The commentaries and official statements didn’t mention US President Donald Trump, whose tariffs and use of military force from Venezuela to Iran are shaking up the global order that has governed international relations in the post-World War II era. China publicly defends that system, while calling for making it more equitable to reflect the interests of developing countries as well as rich ones.
Trump is due to visit Beijing in three weeks to hold talks with his counterpart, Chinese leader Xi Jinping.
The National People’s Congress also rubber-stamped three laws, including one governing ethnic minorities, at its closing session. The votes are ceremonial and nearly unanimous, designed to show unity behind the ruling Communist Party’s vision for the nation. The five-year plan was approved with 2,758 votes in favor, one against, and two abstentions.
“We are forging ahead at full speed in building a great country,” Foreign Minister Wang Yi said at an annual news conference during the Congress.
Banking on tech for growth
Many economists believe that China needs to do more to put more money into the hands of consumers to boost domestic spending and reduce its dependence on export-led growth.
China’s leaders agree in concept, but the five-year plan puts technology front and center, confirming it remains the top priority. Analysts expect any steps to boost consumption to happen only gradually, such as expanding social security and health care benefits, while government funds are poured into artificial intelligence, robotics and other areas.
Chinese Premier Li Qiang announced an economic growth target of 4.5 percent to 5 percent for 2026 at the start of the Congress, a level that gives the government more leeway to focus on the longer-term goals of the five-year plan rather than meeting a higher target this year.
Staying conservative on climate
The five-year plan doesn’t pledge to reduce carbon emissions overall, but only to reduce “emissions intensity” — how much pollutants are emitted relative to the size of the economy. That means emissions could still grow as the economy does.
The target for a reduction in intensity was set at 17 percent, a level that could allow emissions to rise 3 percent or more, analysts said. “International good practice is to move away from intensity targets toward absolute emission reduction targets,” said Niklas Hohne of the NewClimate Institute in Germany.
China has a history of setting conservative targets and its rapid expansion in solar and other clean energies may drive emissions down anyway. The country is the world’s No. 1 emitter of greenhouse gases, but leaders have long argued that the size of its population and economy must be considered when evaluating its pollution levels.
Regulating ethnic groups
A sweeping ethnic minorities law endorsed by the Congress solidifies what critics say is a government policy of assimilation, emphasizing the creation of “a common consciousness of the Chinese nation.”

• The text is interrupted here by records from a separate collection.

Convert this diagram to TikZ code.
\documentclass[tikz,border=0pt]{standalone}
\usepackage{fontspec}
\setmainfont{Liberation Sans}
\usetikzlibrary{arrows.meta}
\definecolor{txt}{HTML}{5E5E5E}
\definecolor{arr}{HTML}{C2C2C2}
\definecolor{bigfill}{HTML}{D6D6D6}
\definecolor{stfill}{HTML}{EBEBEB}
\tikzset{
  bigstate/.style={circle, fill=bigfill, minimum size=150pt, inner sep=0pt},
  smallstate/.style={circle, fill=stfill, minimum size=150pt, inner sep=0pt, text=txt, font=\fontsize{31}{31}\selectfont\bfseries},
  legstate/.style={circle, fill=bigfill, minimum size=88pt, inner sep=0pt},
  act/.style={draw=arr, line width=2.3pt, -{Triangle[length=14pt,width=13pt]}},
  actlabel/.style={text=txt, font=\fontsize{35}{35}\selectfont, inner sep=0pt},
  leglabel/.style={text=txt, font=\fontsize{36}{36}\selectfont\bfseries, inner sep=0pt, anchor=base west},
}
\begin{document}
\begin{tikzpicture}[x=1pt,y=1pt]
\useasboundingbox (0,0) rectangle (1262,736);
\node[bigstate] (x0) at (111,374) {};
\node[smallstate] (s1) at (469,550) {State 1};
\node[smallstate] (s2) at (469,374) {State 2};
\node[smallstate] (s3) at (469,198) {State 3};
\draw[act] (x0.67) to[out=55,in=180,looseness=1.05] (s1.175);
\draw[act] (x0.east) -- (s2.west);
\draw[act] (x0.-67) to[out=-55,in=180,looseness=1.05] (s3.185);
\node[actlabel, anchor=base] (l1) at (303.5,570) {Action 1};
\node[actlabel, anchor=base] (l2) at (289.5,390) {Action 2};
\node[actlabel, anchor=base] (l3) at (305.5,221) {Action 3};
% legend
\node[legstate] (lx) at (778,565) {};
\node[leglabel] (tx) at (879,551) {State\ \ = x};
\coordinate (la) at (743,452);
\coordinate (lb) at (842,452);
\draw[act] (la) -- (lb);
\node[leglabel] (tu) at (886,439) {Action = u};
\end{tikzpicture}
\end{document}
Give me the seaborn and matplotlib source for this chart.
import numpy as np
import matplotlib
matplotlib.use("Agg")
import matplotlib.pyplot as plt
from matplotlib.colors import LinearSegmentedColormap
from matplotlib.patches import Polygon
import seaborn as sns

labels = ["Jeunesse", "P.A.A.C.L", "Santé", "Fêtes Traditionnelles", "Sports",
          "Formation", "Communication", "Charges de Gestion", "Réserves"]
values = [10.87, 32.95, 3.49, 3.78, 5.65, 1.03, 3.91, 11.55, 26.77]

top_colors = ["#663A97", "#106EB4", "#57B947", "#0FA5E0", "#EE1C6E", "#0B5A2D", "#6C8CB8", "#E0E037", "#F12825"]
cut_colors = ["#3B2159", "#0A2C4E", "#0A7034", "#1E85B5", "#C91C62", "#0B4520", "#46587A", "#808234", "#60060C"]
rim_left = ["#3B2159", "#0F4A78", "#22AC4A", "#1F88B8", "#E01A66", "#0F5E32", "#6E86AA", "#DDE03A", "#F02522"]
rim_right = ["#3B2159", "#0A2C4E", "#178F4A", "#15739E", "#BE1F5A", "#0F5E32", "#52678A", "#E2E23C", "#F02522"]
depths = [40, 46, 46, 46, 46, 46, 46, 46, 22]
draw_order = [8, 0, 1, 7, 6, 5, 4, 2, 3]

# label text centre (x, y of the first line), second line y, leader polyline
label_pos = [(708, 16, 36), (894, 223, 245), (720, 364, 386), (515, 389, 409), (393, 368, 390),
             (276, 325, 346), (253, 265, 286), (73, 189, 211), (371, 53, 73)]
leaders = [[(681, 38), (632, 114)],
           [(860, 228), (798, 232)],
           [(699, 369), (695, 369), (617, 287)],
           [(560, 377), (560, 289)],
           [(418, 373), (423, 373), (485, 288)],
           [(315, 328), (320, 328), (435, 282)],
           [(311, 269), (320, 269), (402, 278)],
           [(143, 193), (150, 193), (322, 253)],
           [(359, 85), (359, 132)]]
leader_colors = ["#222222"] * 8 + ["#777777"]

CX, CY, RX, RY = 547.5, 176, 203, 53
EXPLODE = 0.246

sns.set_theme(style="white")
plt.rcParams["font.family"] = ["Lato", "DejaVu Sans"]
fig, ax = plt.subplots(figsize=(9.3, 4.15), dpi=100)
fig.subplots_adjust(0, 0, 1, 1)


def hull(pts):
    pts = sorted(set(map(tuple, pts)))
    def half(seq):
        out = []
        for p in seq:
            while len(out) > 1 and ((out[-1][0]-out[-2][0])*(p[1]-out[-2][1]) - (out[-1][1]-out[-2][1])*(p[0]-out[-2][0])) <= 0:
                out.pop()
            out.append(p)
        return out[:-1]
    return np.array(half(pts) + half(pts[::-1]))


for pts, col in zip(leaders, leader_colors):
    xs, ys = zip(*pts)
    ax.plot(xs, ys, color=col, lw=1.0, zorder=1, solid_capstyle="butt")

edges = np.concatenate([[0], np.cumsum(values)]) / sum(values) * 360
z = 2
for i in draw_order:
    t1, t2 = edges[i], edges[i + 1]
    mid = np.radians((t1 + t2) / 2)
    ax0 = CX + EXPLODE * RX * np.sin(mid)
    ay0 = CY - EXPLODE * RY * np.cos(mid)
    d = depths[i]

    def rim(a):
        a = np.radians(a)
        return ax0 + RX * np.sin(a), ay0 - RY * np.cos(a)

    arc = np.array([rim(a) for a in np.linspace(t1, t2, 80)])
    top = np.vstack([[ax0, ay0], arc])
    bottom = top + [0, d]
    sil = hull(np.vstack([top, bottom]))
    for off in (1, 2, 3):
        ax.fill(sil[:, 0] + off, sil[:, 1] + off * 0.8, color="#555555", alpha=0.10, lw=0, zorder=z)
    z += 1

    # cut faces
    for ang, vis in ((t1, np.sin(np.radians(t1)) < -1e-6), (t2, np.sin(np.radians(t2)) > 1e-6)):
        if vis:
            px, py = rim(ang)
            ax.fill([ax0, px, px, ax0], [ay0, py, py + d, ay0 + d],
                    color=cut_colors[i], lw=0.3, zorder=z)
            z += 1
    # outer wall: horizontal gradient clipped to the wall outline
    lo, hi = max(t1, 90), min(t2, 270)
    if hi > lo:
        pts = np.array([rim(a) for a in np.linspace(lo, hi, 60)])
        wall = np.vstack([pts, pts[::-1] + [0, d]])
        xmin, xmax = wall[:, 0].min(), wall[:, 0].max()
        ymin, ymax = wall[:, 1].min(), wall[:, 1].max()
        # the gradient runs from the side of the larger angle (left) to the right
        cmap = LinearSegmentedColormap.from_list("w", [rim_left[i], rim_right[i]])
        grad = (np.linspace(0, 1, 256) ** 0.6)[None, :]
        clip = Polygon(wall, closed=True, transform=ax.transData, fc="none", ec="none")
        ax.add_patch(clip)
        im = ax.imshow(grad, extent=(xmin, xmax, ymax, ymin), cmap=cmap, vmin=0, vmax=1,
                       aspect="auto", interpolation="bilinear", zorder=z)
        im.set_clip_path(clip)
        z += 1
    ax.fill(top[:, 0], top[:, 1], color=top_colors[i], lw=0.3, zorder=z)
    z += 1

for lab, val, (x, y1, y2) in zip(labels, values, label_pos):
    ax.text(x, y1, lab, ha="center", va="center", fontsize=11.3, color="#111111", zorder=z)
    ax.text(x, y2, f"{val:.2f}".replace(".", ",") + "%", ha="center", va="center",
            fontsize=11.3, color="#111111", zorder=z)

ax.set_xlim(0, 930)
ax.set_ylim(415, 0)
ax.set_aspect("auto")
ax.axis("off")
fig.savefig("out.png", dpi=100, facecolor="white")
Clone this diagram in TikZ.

The government said it is meant to foster a stronger sense of community and shared economic development among its ethnic groups. The law encapsulates an approach under Xi that has promoted unity over ethnic cultures and their languages.
“It puts a death nail in the party’s original promise of meaningful autonomy,” said James Leibold, a professor at Australia’s LaTrobe University who has studied China’s changing policies toward its ethnic minorities.
Seeking a “right to rest” for workers
Formal proposals and other suggestions to reduce work hours in a variety of ways were among those that got the most attention on social media during this year’s Congress.
Many focused on a “right to rest,” including calls to give employees the right not to respond to work messages after hours. Many Chinese workers get only five days of paid vacation a year. Yu Miaojie, an economist and deputy to the Congress, proposed raising the minimum statutory annual leave from five to 10 days.
The popularity of the proposals reflects concern about the intense workplace competition in China. Giving workers more leisure time is also seen as a way to boost consumption by giving them more free time to spend.